Saturday, January 21, 2017

Shopping and mud-slinging



So the great thing about travelling on a small island is that the distances are also small, and that you are never really that far away from anything. While in Saint-François, I had spotted a lot of nice things I wanted to purchase to bring back home, However, we still had our time on Marie-Galante to look forward to then, and I didn't want to over-fill the bags at that point, so I didn't get them. Now, finding ourselves back on Grande-Terre, with a car at our disposal, it became an increasingly more feasible option. Today, we decided to hop in the car and drive back out to Saint-François, to do some
shopping and revisit some old favorites.

The drive across the peninsula was a fast one, slowed only by a larger-than average volume of cars on the road. It being Saturday, everyone was going to the beach. We made a quick stop at the Damoiseau distillery, the biggest one on the island, but being the biggest, it was also the least quaint, and busiest. We got to tour through the factory, which was functioning at 100%, so truck after truck full of sugar cane was pulling up and unloading its cargo to be crushed and juiced. We watched as the squeezed cane fibers passed overhead to a field nearby, to be used as fuel, while the juice flowed through pipes and into large steel tanks, to be filtered and fermented. Steam escaped from pipes above, and sometimes from grates below, and the whole place smelled of sweet, sweet sugar cane. Already over-full on our rum allowance, we skipped the tastings, and continued on to Saint-François.

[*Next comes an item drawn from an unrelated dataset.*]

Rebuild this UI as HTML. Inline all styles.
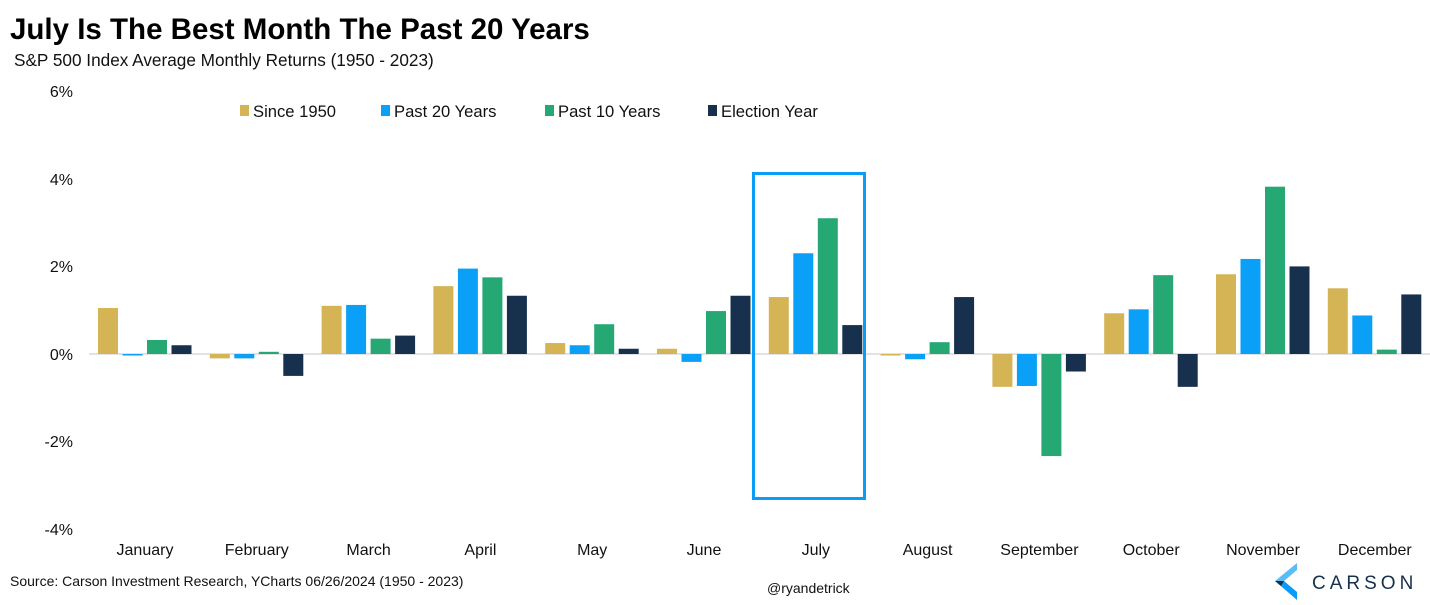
<!DOCTYPE html><html><head><meta charset="utf-8"><style>body{margin:0;background:#fff}svg{display:block}text{font-family:"Liberation Sans",Arial,sans-serif}</style></head><body>
<svg width="1430" height="605" viewBox="0 0 1430 605" xmlns="http://www.w3.org/2000/svg">
<text x="10" y="39" font-size="29.5" font-weight="bold" fill="#000">July Is The Best Month The Past 20 Years</text>
<text x="14" y="66" font-size="17.2" fill="#111">S&amp;P 500 Index Average Monthly Returns (1950 - 2023)</text>
<g font-size="16" fill="#111" text-anchor="end">
<text x="73" y="97">6%</text><text x="73" y="185">4%</text><text x="73" y="272">2%</text><text x="73" y="360">0%</text><text x="73" y="447">-2%</text><text x="73" y="535">-4%</text></g>
<line x1="89" y1="354" x2="1430" y2="354" stroke="#d9d9d9" stroke-width="1.5"/>
<g font-size="16.6" fill="#111">
<rect x="240" y="105" width="9" height="11" fill="#d4b454"/><text x="253" y="117">Since 1950</text>
<rect x="381" y="105" width="9" height="11" fill="#0aa0f8"/><text x="394" y="117">Past 20 Years</text>
<rect x="545" y="105" width="9" height="11" fill="#25a874"/><text x="558" y="117">Past 10 Years</text>
<rect x="708" y="105" width="9" height="11" fill="#17304d"/><text x="721" y="117">Election Year</text>
</g>
<g id="bars"></g>
<rect x="753.5" y="173.5" width="111" height="325" fill="none" stroke="#0a9cf7" stroke-width="3"/>
<g font-size="16" fill="#111" text-anchor="middle" id="labels"></g>
<text x="10" y="586" font-size="14" fill="#111">Source: Carson Investment Research, YCharts 06/26/2024 (1950 - 2023)</text>
<text x="767" y="593" font-size="14" fill="#111">@ryandetrick</text>
<polygon points="1297,563 1297,570 1284,581 1275,581" fill="#5bbcf7"/>
<polygon points="1275,581 1284,581 1297,592 1297,600" fill="#0a9cf7"/>
<polygon points="1275,581 1284,581 1281,586" fill="#17304d"/>
<text x="1312" y="589" font-size="19" fill="#17304d" letter-spacing="4">CARSON</text>
<script>
var d=[[1.05,-0.03,0.32,0.2],[-0.1,-0.1,0.05,-0.5],[1.1,1.12,0.35,0.42],[1.55,1.95,1.75,1.33],[0.25,0.2,0.68,0.12],[0.12,-0.18,0.98,1.33],[1.3,2.3,3.1,0.66],[-0.02,-0.12,0.27,1.3],[-0.75,-0.73,-2.33,-0.4],[0.93,1.02,1.8,-0.75],[1.82,2.17,3.82,2.0],[1.5,0.88,0.1,1.36]];
var m=["January","February","March","April","May","June","July","August","September","October","November","December"];
var c=["#d4b454","#0aa0f8","#25a874","#17304d"],ns="http://www.w3.org/2000/svg";
var g=document.getElementById("bars"),L=document.getElementById("labels");
for(var i=0;i<12;i++){var x0=89+i*111.8;
for(var j=0;j<4;j++){var v=d[i][j],h=Math.max(Math.abs(v)*43.8,1.5),y=v>=0?354-h:354;
var r=document.createElementNS(ns,"rect");r.setAttribute("x",x0+9+j*24.5);r.setAttribute("y",y);r.setAttribute("width",20);r.setAttribute("height",h);r.setAttribute("fill",c[j]);g.appendChild(r);}
var t=document.createElementNS(ns,"text");t.setAttribute("x",x0+56);t.setAttribute("y",555);t.textContent=m[i];L.appendChild(t);}
</script>
</svg></body></html>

We cruised through the town towards the Pointe des Chateaux, because I had remembered seeing a place for cheap t-shirts, and the café on the beach had the best codfish accras I had tasted on this trip, so why not accomplish both? Sadly, the t-shirt vendor was not on site(must be his day off, or maybe siesta...), and the beach-side café was not open for lunch yet, so we failed both missions. Back to the car, we headed to Saint-François to grab a bite while walking along the waterfront, and finally sitting down at a shack we had not previously noticed(must've been their day off, or maybe siesta...). We ate the tastiest grilled parrot fish, caught fresh that morning, with a side of breadfruit, and an incredible flan coco for dessert. Believe me when I say that if anything will bring me back to Guadeloupe, that flan coco will!
Maybe not Mario, though.

Following the shopping adventure, we crossed the peninsula in search of mud baths. Noted as a local hangout, the Bain de Boue is a beach lined with sea plants growing in a thick layer of volcanic mud. To benefit from the whole experience, you jump in the water, dig down into the seaweed and grab a big handful, and rub yourself down, using the seaweed as a sort of natural loofa sponge. You can either rinse off the gunk while still in the water, or climb out onto the bank, lay in the sun and let the mud bake onto your skin. Either way, the mud is chock full of minerals while soften the skin, and are suppose to help with a number of ailments, including rheumatism. Honestly, the stuff stinks of sulfur, and so did we after our soak on the "healing" mud. And maybe it was just because we visited later in the day when the sun was dipping low in the sky, but the bay was filled with little bitey flies, and and so not only did we smell, but we were all bitten and itchy afterwards. So much for feeling relaxed!

We stopped at the Plage du Souffleur to watch the spectacular sunset again, taking advantage of the salty waters to rinse away the stink(which was only somewhat successful). I combed the shore for even more shells, while Mario laid in the sand. Behind us, travelers gathered their things, vendors gathered their wares, or tables and chairs, and families gathered in the park. Around us, the air filled with smoke, from the candles in the cemetery, from the barbecues warming up to prepare the evening's meal, and maybe even a little from the steaming volcano offshore, on the island on Monserrat, which was looking a little more active today.

After a long shower to get the remaining stink off(almost worked, too!), we headed out on the town, wandering down to the waterfront and a little place called the Poisson d'Or, where the tables are practically in the water, they're so close to the beach, and the views of Basse-Terre spectacular. Not only that, the food was stupendous! Dishes with creole inspiration, like the famous accras we've been eating all over the islands, these ones studded with tiny little fish instead. We also tried blood pudding, plump and tender and wonderfully spiced, and ouassous, the famous local crayfish, simmered in a garlicky herb broth, served with rice, and finger-licking good. The meal was, obviously, lubricated with a good amount of rum, and the staff was so excited to hear that I would give them a positive review and post pictures online. They were positively giggly!

Walking home, we passed one of the carnaval organizations practicing their drumming and dancing in the square facing the church, so we joined the handful of people sitting on benches and steps and planters, and watched the show. What a great way to spend our last night in paradise.